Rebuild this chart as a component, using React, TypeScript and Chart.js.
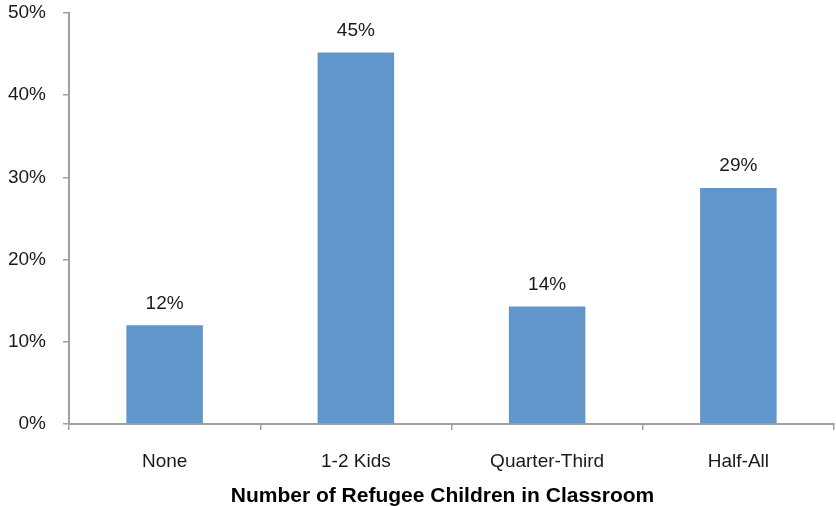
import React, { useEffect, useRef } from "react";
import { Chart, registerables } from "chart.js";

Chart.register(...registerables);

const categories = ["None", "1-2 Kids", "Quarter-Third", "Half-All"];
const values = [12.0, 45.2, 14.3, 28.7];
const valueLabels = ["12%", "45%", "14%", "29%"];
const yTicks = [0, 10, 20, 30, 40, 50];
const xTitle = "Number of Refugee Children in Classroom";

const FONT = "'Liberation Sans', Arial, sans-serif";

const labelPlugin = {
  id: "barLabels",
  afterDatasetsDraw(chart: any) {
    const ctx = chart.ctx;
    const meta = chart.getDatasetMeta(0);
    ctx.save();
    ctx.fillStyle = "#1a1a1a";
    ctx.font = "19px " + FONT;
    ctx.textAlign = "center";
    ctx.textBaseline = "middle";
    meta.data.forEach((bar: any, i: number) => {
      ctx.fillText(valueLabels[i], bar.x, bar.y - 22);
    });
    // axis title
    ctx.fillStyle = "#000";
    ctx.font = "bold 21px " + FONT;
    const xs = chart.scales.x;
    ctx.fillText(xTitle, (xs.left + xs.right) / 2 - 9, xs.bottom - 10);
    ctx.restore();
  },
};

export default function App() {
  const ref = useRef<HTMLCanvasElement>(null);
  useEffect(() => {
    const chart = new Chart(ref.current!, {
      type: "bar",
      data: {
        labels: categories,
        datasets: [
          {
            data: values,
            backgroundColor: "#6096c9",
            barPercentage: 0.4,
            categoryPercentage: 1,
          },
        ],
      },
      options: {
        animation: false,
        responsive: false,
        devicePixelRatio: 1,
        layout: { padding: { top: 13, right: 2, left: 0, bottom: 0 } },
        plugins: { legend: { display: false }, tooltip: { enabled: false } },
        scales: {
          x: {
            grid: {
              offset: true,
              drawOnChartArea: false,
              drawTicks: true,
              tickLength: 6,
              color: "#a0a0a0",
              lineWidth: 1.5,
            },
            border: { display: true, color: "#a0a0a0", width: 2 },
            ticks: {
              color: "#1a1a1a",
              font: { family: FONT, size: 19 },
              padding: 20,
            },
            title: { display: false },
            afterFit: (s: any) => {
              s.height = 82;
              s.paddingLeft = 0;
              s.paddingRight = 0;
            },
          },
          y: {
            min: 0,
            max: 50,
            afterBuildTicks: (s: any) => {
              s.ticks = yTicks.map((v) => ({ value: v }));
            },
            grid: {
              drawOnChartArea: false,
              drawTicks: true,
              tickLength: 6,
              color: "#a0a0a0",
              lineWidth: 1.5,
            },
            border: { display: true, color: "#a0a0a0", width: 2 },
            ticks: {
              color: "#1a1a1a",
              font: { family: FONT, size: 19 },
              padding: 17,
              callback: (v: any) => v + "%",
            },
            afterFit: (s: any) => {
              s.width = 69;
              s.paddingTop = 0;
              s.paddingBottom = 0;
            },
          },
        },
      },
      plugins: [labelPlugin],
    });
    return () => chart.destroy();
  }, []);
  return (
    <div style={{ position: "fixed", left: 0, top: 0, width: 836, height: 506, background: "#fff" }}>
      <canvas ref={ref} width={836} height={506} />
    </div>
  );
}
============================================================
Work required: From the first line above down to the line with "Chart.register(...registerables);", reproduce every line and no others, omitting pictures.

Solved problem:
Rebuild this chart as a component, using React, TypeScript and Chart.js.
import React, { useEffect, useRef } from "react";
import { Chart, registerables } from "chart.js";

Chart.register(...registerables);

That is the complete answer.